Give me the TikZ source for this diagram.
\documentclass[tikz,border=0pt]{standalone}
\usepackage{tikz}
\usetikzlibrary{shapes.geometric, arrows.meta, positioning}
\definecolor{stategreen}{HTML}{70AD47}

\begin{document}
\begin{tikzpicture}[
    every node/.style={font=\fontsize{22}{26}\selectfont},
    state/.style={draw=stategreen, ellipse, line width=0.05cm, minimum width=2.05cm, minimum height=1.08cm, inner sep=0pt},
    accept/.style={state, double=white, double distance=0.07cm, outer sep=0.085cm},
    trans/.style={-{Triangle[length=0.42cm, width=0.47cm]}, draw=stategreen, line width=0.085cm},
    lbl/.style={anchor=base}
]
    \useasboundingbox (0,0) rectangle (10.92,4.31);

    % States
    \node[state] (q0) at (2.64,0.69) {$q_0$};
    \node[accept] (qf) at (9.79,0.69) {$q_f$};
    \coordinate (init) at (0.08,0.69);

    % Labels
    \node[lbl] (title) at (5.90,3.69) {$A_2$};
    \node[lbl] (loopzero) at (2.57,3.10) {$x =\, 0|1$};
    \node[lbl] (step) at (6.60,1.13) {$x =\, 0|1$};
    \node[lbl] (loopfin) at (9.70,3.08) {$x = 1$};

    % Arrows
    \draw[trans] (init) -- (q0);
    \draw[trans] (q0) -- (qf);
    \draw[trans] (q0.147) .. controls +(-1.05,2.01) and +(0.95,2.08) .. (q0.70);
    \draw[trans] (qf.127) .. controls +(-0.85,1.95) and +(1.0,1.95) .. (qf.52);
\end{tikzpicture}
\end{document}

**EXERCISE**
Copy the material above, line for line.

**THE SOLUTION**
Give me the TikZ source for this diagram.
\documentclass[tikz,border=0pt]{standalone}
\usepackage{tikz}
\usetikzlibrary{shapes.geometric, arrows.meta, positioning}
\definecolor{stategreen}{HTML}{70AD47}

\begin{document}
\begin{tikzpicture}[
    every node/.style={font=\fontsize{22}{26}\selectfont},
    state/.style={draw=stategreen, ellipse, line width=0.05cm, minimum width=2.05cm, minimum height=1.08cm, inner sep=0pt},
    accept/.style={state, double=white, double distance=0.07cm, outer sep=0.085cm},
    trans/.style={-{Triangle[length=0.42cm, width=0.47cm]}, draw=stategreen, line width=0.085cm},
    lbl/.style={anchor=base}
]
    \useasboundingbox (0,0) rectangle (10.92,4.31);

    % States
    \node[state] (q0) at (2.64,0.69) {$q_0$};
    \node[accept] (qf) at (9.79,0.69) {$q_f$};
    \coordinate (init) at (0.08,0.69);

    % Labels
    \node[lbl] (title) at (5.90,3.69) {$A_2$};
    \node[lbl] (loopzero) at (2.57,3.10) {$x =\, 0|1$};
    \node[lbl] (step) at (6.60,1.13) {$x =\, 0|1$};
    \node[lbl] (loopfin) at (9.70,3.08) {$x = 1$};

    % Arrows
    \draw[trans] (init) -- (q0);
    \draw[trans] (q0) -- (qf);
    \draw[trans] (q0.147) .. controls +(-1.05,2.01) and +(0.95,2.08) .. (q0.70);
    \draw[trans] (qf.127) .. controls +(-0.85,1.95) and +(1.0,1.95) .. (qf.52);
\end{tikzpicture}
\end{document}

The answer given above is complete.